* [DIRECTIONS] Your output is the lines from the first one to the one containing "annotations = []", repeated exactly, with images left out.

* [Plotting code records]
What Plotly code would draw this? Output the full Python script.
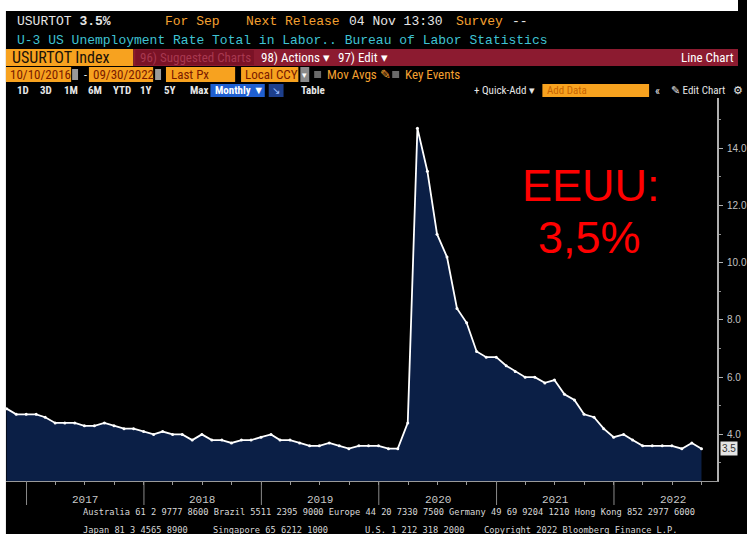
import pandas as pd
import plotly.graph_objects as go

W, H = 747, 534

# ---------------- data ----------------
dates = pd.date_range("2016-10-31", periods=72, freq="ME")
rate = [4.9, 4.7, 4.7,
        4.7, 4.6, 4.4, 4.4, 4.4, 4.3, 4.3, 4.4, 4.3, 4.2, 4.2, 4.1,
        4.0, 4.1, 4.0, 4.0, 3.8, 4.0, 3.8, 3.8, 3.7, 3.8, 3.8, 3.9,
        4.0, 3.8, 3.8, 3.7, 3.6, 3.6, 3.7, 3.6, 3.5, 3.6, 3.6, 3.6,
        3.5, 3.5, 4.4, 14.7, 13.2, 11.0, 10.2, 8.4, 7.9, 6.9, 6.7, 6.7,
        6.4, 6.2, 6.0, 6.0, 5.8, 5.9, 5.4, 5.2, 4.7, 4.6, 4.2, 3.9,
        4.0, 3.8, 3.6, 3.6, 3.6, 3.6, 3.5, 3.7, 3.5]
years = [2017, 2018, 2019, 2020, 2021, 2022]
ytick_vals = [4, 6, 8, 10, 12, 14]
ytick_text = ["4.0", "6.0", "8.0", "10.0", "12.0", "14.0"]
last_value = "3.5"

# ---------------- helpers ----------------
def px(x):
    return x / W

def py(y):
    return 1 - y / H

MONO = "Liberation Mono, DejaVu Sans Mono, monospace"
NARROW = "Liberation Sans Narrow, Arial Narrow, Roboto Condensed, Liberation Sans, sans-serif"
ORANGE = "#f7a21f"
ORANGE_TXT = "#f5a030"
RED_BAR = "#8c1b30"

shapes = []
annotations = []

def rect(x0, y0, x1, y1, color, line=None):
    shapes.append(dict(type="rect", xref="paper", yref="paper",
                       x0=px(x0), x1=px(x1), y0=py(y1), y1=py(y0),
                       fillcolor=color, line=dict(width=0) if line is None else line,
                       layer="below"))

def txt(x, y, s, color, size, family, anchor="left", yanchor="middle"):
    annotations.append(dict(x=px(x), y=py(y), xref="paper", yref="paper",
                            text=s, showarrow=False, xanchor=anchor, yanchor=yanchor,
                            font=dict(color=color, size=size, family=family)))

# ---------------- figure ----------------
fig = go.Figure()
fig.add_trace(go.Scatter(
    x=dates, y=rate, mode="lines+markers",
    line=dict(color="white", width=1.8),
    marker=dict(color="white", size=3),
    fill="tozeroy", fillcolor="#0b1f46",
    hoverinfo="skip", showlegend=False))

# white screenshot borders
rect(0, 0, W, 11, "white")
rect(0, 0, 6, H, "white")

# Row 1
txt(15, 22, "USURTOT <b>3.5%</b>", "#e6e6e6", 13, MONO)
txt(165, 22, "For Sep", ORANGE_TXT, 13, MONO)
txt(247, 22, "Next Release", ORANGE_TXT, 13, MONO)
txt(351, 22, "04 Nov 13:30", "#e6e6e6", 13, MONO)
txt(460, 22, "Survey", ORANGE_TXT, 13, MONO)
txt(516, 22, "--", "#e6e6e6", 13, MONO)
# Row 2
txt(15, 41, "U-3 US Unemployment Rate Total in Labor.. Bureau of Labor Statistics",
    "#3fc3d3", 13, MONO)
# Row 3
rect(6, 49, 135, 66, ORANGE)
rect(135, 49, W, 66, RED_BAR)
rect(137, 50, 257, 65, "#7a1226")
txt(10, 57.5, "USURTOT Index", "#1a1208", 16, NARROW)
txt(140, 57.5, "96) Suggested Charts", "#a83850", 13, NARROW)
txt(262, 57.5, "98) Actions \u25be", "white", 13, NARROW)
txt(340, 57.5, "97) Edit \u25be", "white", 13, NARROW)
txt(745, 57.5, "Line Chart", "white", 13, NARROW, anchor="right")
# Row 4
rect(6, 67, 72, 82, ORANGE)
rect(73, 69, 79, 80, "#9a9a9a")
txt(83, 74.5, "-", "#e6e6e6", 12, NARROW)
rect(90, 67, 155, 82, ORANGE)
rect(157, 69, 163, 80, "#9a9a9a")
rect(168, 67, 238, 82, ORANGE)
rect(244, 67, 302, 82, ORANGE)
rect(304, 67, 313, 82, "#8a8a8a")
txt(8, 74.5, "10/10/2016", "#7a1a00", 13, NARROW)
txt(92, 74.5, "09/30/2022", "#7a1a00", 13, NARROW)
txt(171, 74.5, "Last Px", "#7a1a00", 13, NARROW)
txt(246, 74.5, "Local CCY", "#7a1a00", 13, NARROW)
txt(308.5, 74.5, "\u25be", "white", 9, NARROW, anchor="center")
rect(318, 71, 325, 78, "#6a6a6a")
txt(329, 74.5, "Mov Avgs \u270e", ORANGE_TXT, 13, NARROW)
rect(397, 71, 404, 78, "#6a6a6a")
txt(408, 74.5, "Key Events", ORANGE_TXT, 13, NARROW)
# Row 5
for lbl, x in [("1D", 15), ("3D", 38), ("1M", 63), ("6M", 87), ("YTD", 112),
               ("1Y", 140), ("5Y", 164), ("Max", 190)]:
    txt(x, 90.5, f"<b>{lbl}</b>", "#e6e6e6", 11, NARROW)
rect(213, 84, 268, 97, "#1f5fd0")
txt(216, 90.5, "<b>Monthly \u25bc</b>", "white", 11, NARROW)
rect(272, 84, 287, 97, "#1d3f8c")
txt(279.5, 90.5, "\u2198", "#9fc0ff", 10, NARROW, anchor="center")
txt(303, 90.5, "<b>Table</b>", "#e6e6e6", 11, NARROW)
txt(478, 90.5, "+ Quick-Add \u25be", "#e6e6e6", 11, NARROW)
rect(549, 84, 657, 97, ORANGE)
txt(552, 90.5, "Add Data", "#c86400", 11, NARROW)
txt(661, 90.5, "\u00ab", "#e6e6e6", 12, NARROW)
txt(677, 90.5, "\u270e Edit Chart", "#e6e6e6", 11, NARROW)
txt(740, 90.5, "\u2699", "#e6e6e6", 11, NARROW)

# Year separators and labels in the axis band
for yr in years:
    shapes.append(dict(type="line", xref="x", yref="paper",
                       x0=f"{yr}-01-01", x1=f"{yr}-01-01",
                       y0=py(481), y1=py(505),
                       line=dict(color="#8a8a8a", width=1)))
    annotations.append(dict(x=f"{yr}-07-02", y=py(500), xref="x", yref="paper",
                            text=str(yr), showarrow=False, xanchor="center",
                            yanchor="middle",
                            font=dict(color="#c8c8c8", size=11, family=MONO)))

# Footer
FOOT = "DejaVu Sans Mono, monospace"
txt(82, 512, "Australia 61 2 9777 8600 Brazil 5511 2395 9000 Europe 44 20 7330 7500 "
    "Germany 49 69 9204 1210 Hong Kong 852 2977 6000", "#d8d8d8", 8.7, FOOT)
txt(82, 530, "Japan 81 3 4565 8900", "#d8d8d8", 8.7, FOOT)
txt(214, 530, "Singapore 65 6212 1000", "#d8d8d8", 8.7, FOOT)
txt(367, 530, "U.S. 1 212 318 2000", "#d8d8d8", 8.7, FOOT)
txt(488, 530, "Copyright 2022 Bloomberg Finance L.P.", "#d8d8d8", 8.7, FOOT)

# Red overlay text
RED_FONT = "Liberation Sans, Arial, sans-serif"
txt(598, 186, "EEUU:", "#ff0000", 45, RED_FONT, anchor="center")
txt(597, 237, "3,5%", "#ff0000", 45, RED_FONT, anchor="center")

# Last value tag
annotations.append(dict(x=px(729), y=3.5, xref="paper", yref="y", text=last_value,
                        showarrow=False, xanchor="left", yanchor="middle",
                        bgcolor="#e4e4e4", borderpad=1,
                        font=dict(color="#333333", size=10,
                                  family="Liberation Sans, sans-serif")))

fig.update_layout(
    width=W, height=H,
    margin=dict(l=0, r=0, t=0, b=0),
    paper_bgcolor="black", plot_bgcolor="black",
    showlegend=False, hovermode=False,
    shapes=shapes, annotations=annotations,
    xaxis=dict(type="date", domain=[px(6), px(726)],
               range=["2016-10-29", "2022-11-18"],
               showgrid=False, zeroline=False,
               showline=True, linecolor="#9a9a9a", linewidth=1,
               ticks="outside", ticklen=3, tickcolor="#9a9a9a",
               tick0="2017-01-01", dtick="M3", showticklabels=False),
    yaxis=dict(side="right", domain=[py(481), py(98)], range=[2.37, 15.76],
               showgrid=False, zeroline=False,
               showline=True, linecolor="#b0b0b0", linewidth=1.5,
               ticks="outside", ticklen=4, tickcolor="#b0b0b0",
               tickvals=ytick_vals, ticktext=ytick_text,
               ticklabelstandoff=2,
               tickfont=dict(color="#c0c0c0", size=10,
                             family="Liberation Sans, sans-serif"),
               minor=dict(dtick=1, ticks="outside", ticklen=2,
                          tickcolor="#909090")),
)

fig.write_html("out.html", config={"displayModeBar": False},
               post_script="document.body.style.margin='0';"
               "document.body.style.overflow='hidden';")
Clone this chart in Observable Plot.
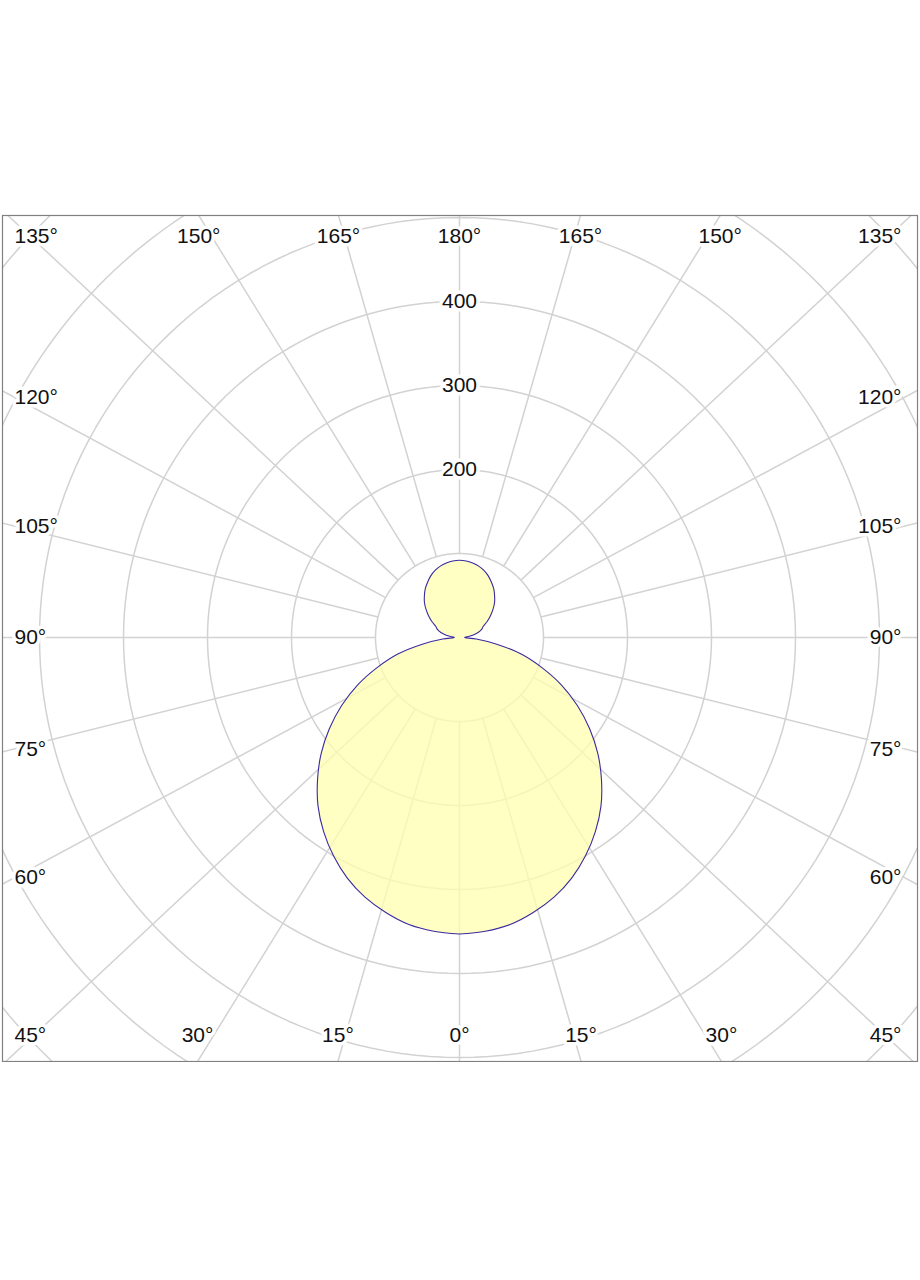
<!DOCTYPE html>
<html>
<head>
<meta charset="utf-8">
<script src="https://cdn.jsdelivr.net/npm/d3@7"></script>
<script src="https://cdn.jsdelivr.net/npm/@observablehq/plot@0.6"></script>
<style>
  html, body { margin: 0; padding: 0; background: white; }
  #chart { padding-top: 214px; width: 920px; }
  #chart svg { display: block; }
</style>
</head>
<body>
<div id="chart"></div>
<script>
// ---- data ----
// gamma angles in degrees (0 = down, 180 = up), luminous intensity in cd
const gammaAngles = [0, 5, 10, 15, 20, 25, 30, 35, 40, 45, 50, 55, 60, 65, 70, 75, 80, 85, 90,
  95, 100, 105, 110, 115, 120, 125, 130, 135, 140, 145, 150, 155, 160, 165, 170, 175, 180];
const intensity = [353, 351, 347, 339, 329, 316, 300, 282, 262, 239, 215, 189, 162, 134, 104, 76, 44, 20, 6,
  9, 16, 23, 28, 31, 38, 45, 52, 59, 65, 71, 76, 81, 85, 88, 90, 91.5, 92];
// grid
const ringValues = [100, 200, 300, 400, 500, 600, 700];
const ringLabels = [200, 300, 400];
const spokeAngles = [0, 15, 30, 45, 60, 75, 90, 105, 120, 135, 150, 165, 180];

// ---- geometry helpers ----
const K = 0.84;      // pixels per cd
const S = 1.07;      // horizontal spread of the spokes in the original drawing
const rad = d => d * Math.PI / 180;

// outline: right half 0..180, then left half back to 0
const outline = [];
gammaAngles.forEach((g, i) => outline.push({x: intensity[i] * Math.sin(rad(g)), y: -intensity[i] * Math.cos(rad(g))}));
for (let i = gammaAngles.length - 2; i >= 0; i--) {
  const g = gammaAngles[i];
  outline.push({x: -intensity[i] * Math.sin(rad(g)), y: -intensity[i] * Math.cos(rad(g))});
}

// rings
const ringPts = [];
ringValues.forEach(r => {
  for (let a = 0; a <= 360; a += 2) ringPts.push({ring: r, x: r * Math.sin(rad(a)), y: r * Math.cos(rad(a))});
});

// spokes (both sides)
const spokes = [];
spokeAngles.forEach(g => {
  const sides = (g === 0 || g === 180) ? [1] : [-1, 1];
  sides.forEach(side => {
    let ux = side * S * Math.sin(rad(g)), uy = -Math.cos(rad(g));
    const n = Math.hypot(ux, uy); ux /= n; uy /= n;
    spokes.push({g, side, ux, uy, x1: ux * 100, y1: uy * 100, x2: ux * 1000, y2: uy * 1000});
  });
});

// frame extents in cd
const Lx = 457 / K, Rx = 458 / K, Ty = 422 / K, By = 424 / K;
const topLabelY = 401 / K, bottomLabelY = -398 / K;
const leftLabelX = -445 / K, rightLabelX = 442 / K;
const angleLabels = spokes.map(s => {
  const tSide = (s.ux >= 0 ? Rx : Lx) / Math.max(Math.abs(s.ux), 1e-9);
  const tVert = (s.uy >= 0 ? Ty : By) / Math.max(Math.abs(s.uy), 1e-9);
  let x, y, anchor = "middle";
  if (tVert <= tSide) {
    x = s.ux * tVert;
    y = s.uy >= 0 ? topLabelY : bottomLabelY;
    if (x * K < -415) { x = leftLabelX; anchor = "start"; }
    else if (x * K > 415) { x = rightLabelX; anchor = "end"; }
  } else {
    y = s.uy * (445 / K) / Math.abs(s.ux);
    if (s.ux < 0) { x = leftLabelX; anchor = "start"; } else { x = rightLabelX; anchor = "end"; }
  }
  return {text: `${s.g}°`, x, y, anchor};
});

const gridColor = "#d2d2d2";
const fontFamily = "'Liberation Sans', Arial, sans-serif";

const chart = Plot.plot({
  width: 920,
  height: 848,
  marginLeft: 2, marginRight: 3, marginTop: 1, marginBottom: 1,
  x: {domain: [-Lx, Rx], axis: null},
  y: {domain: [-By, Ty], axis: null},
  style: {fontFamily, fontSize: "21px", background: "white", color: "#111"},
  marks: [
    Plot.line(ringPts, {x: "x", y: "y", z: "ring", stroke: gridColor, strokeWidth: 1.5, clip: true}),
    Plot.link(spokes, {x1: "x1", y1: "y1", x2: "x2", y2: "y2", stroke: gridColor, strokeWidth: 1.5, clip: true}),
    Plot.line(outline, {x: "x", y: "y", curve: "catmull-rom", fill: "#ffffb0", fillOpacity: 0.75,
      stroke: "#3b2a9e", strokeWidth: 1.1}),
    Plot.text(ringLabels, {x: () => 0, y: d => d, text: d => String(d), fill: "#111",
      stroke: "white", strokeWidth: 7, fontSize: 21}),
    ...["start", "middle", "end"].map(a => Plot.text(angleLabels.filter(d => d.anchor === a), {
      x: "x", y: "y", text: "text", textAnchor: a, fill: "#111", stroke: "white", strokeWidth: 7, fontSize: 21
    })),
    Plot.frame({stroke: "#808080", strokeWidth: 1.2})
  ]
});
document.getElementById("chart").appendChild(chart);
</script>
</body>
</html>
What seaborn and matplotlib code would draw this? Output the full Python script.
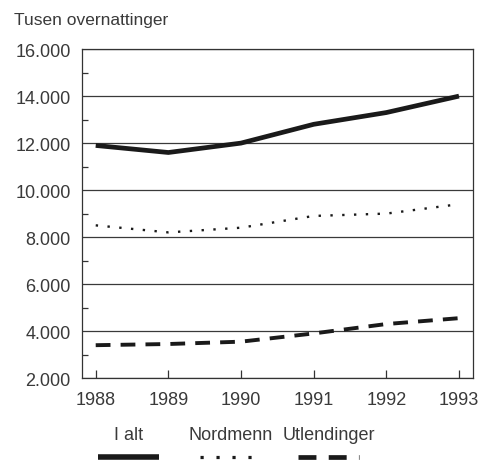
import matplotlib
matplotlib.use("Agg")
import matplotlib.pyplot as plt
from matplotlib.lines import Line2D
from matplotlib.ticker import FuncFormatter, MultipleLocator
import pandas as pd
import seaborn as sns

years = [1988, 1989, 1990, 1991, 1992, 1993]
i_alt = [11900, 11600, 12000, 12800, 13300, 14000]
nordmenn = [8500, 8200, 8400, 8900, 9000, 9400]
utlendinger = [3400, 3450, 3550, 3900, 4300, 4550]
series_names = ["I alt", "Nordmenn", "Utlendinger"]
y_title = "Tusen overnattinger"

df = pd.DataFrame({"year": years * 3,
                   "value": i_alt + nordmenn + utlendinger,
                   "serie": [n for n in series_names for _ in years]})

sns.set_style("white")
plt.rcParams["font.family"] = ["Liberation Sans", "DejaVu Sans"]

styles = {
    "I alt": dict(lw=3.4, dashes=None),
    "Nordmenn": dict(lw=1.7, dashes=(1, 4)),
    "Utlendinger": dict(lw=2.8, dashes=(3.8, 2.6)),
}

fig = plt.figure(figsize=(4.79, 4.64), dpi=100)
ax = fig.add_axes([0.171, 0.183, 0.816, 0.709])

for name in series_names:
    sub = df[df["serie"] == name]
    st = styles[name]
    sns.lineplot(data=sub, x="year", y="value", ax=ax, color="#1a1a1a",
                 lw=st["lw"], legend=False)
    if st["dashes"]:
        ax.lines[-1].set_dashes(st["dashes"])
    ax.lines[-1].set_solid_capstyle("butt")
    ax.lines[-1].set_dash_capstyle("butt")

ax.set_xlim(1987.81, 1993.19)
ax.set_ylim(2000, 16000)
ax.set_xticks(years)
ax.yaxis.set_major_locator(MultipleLocator(2000))
ax.yaxis.set_minor_locator(MultipleLocator(1000))
ax.yaxis.set_major_formatter(FuncFormatter(lambda v, p: f"{int(v):,}".replace(",", ".")))
ax.grid(axis="y", color="#3a3a3a", lw=0.9)
ax.set_axisbelow(True)
ax.tick_params(axis="x", direction="in", length=6, width=0.9, color="#333333",
               labelsize=13, labelcolor="#3a3a3a", pad=9, bottom=True)
ax.tick_params(axis="y", which="major", length=0, labelsize=13,
               labelcolor="#3a3a3a", pad=8, left=True)
ax.tick_params(axis="y", which="minor", direction="in", length=4, width=0.9,
               color="#333333", left=True)
for s in ax.spines.values():
    s.set_visible(True)
    s.set_color("#333333")
    s.set_linewidth(0.9)
ax.set_xlabel("")
ax.set_ylabel("")

fig.text(0.029, 0.955, y_title, fontsize=12.5, color="#3a3a3a", va="center")

# legend: label above a short line sample
leg_x = [0.268, 0.481, 0.686]
for name, cx in zip(series_names, leg_x):
    st = styles[name]
    fig.text(cx, 0.062, name, fontsize=13, color="#3a3a3a", ha="center", va="center")
    ln = Line2D([cx - 0.063, cx + 0.063], [0.013, 0.013], transform=fig.transFigure,
                color="#1a1a1a", lw=st["lw"] + 0.6, solid_capstyle="butt",
                dash_capstyle="butt")
    if st["dashes"]:
        ln.set_dashes(st["dashes"])
    fig.add_artist(ln)

fig.savefig("out.png", dpi=100)
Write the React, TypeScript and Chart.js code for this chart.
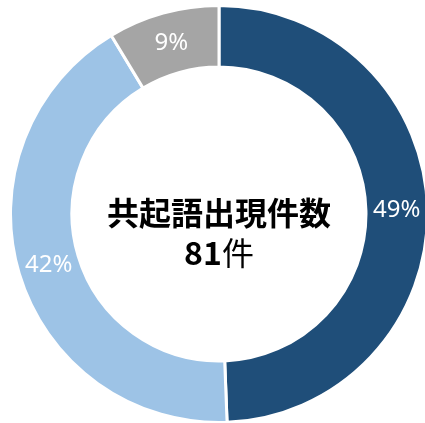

* [EXPECTED ANSWER]
What Plotly code would draw this? Output the full Python script.
import pandas as pd
import plotly.graph_objects as go

W, H = 747, 534

# ---------------- data ----------------
dates = pd.date_range("2016-10-31", periods=72, freq="ME")
rate = [4.9, 4.7, 4.7,
        4.7, 4.6, 4.4, 4.4, 4.4, 4.3, 4.3, 4.4, 4.3, 4.2, 4.2, 4.1,
        4.0, 4.1, 4.0, 4.0, 3.8, 4.0, 3.8, 3.8, 3.7, 3.8, 3.8, 3.9,
        4.0, 3.8, 3.8, 3.7, 3.6, 3.6, 3.7, 3.6, 3.5, 3.6, 3.6, 3.6,
        3.5, 3.5, 4.4, 14.7, 13.2, 11.0, 10.2, 8.4, 7.9, 6.9, 6.7, 6.7,
        6.4, 6.2, 6.0, 6.0, 5.8, 5.9, 5.4, 5.2, 4.7, 4.6, 4.2, 3.9,
        4.0, 3.8, 3.6, 3.6, 3.6, 3.6, 3.5, 3.7, 3.5]
years = [2017, 2018, 2019, 2020, 2021, 2022]
ytick_vals = [4, 6, 8, 10, 12, 14]
ytick_text = ["4.0", "6.0", "8.0", "10.0", "12.0", "14.0"]
last_value = "3.5"

# ---------------- helpers ----------------
def px(x):
    return x / W

def py(y):
    return 1 - y / H

MONO = "Liberation Mono, DejaVu Sans Mono, monospace"
NARROW = "Liberation Sans Narrow, Arial Narrow, Roboto Condensed, Liberation Sans, sans-serif"
ORANGE = "#f7a21f"
ORANGE_TXT = "#f5a030"
RED_BAR = "#8c1b30"

shapes = []
annotations = []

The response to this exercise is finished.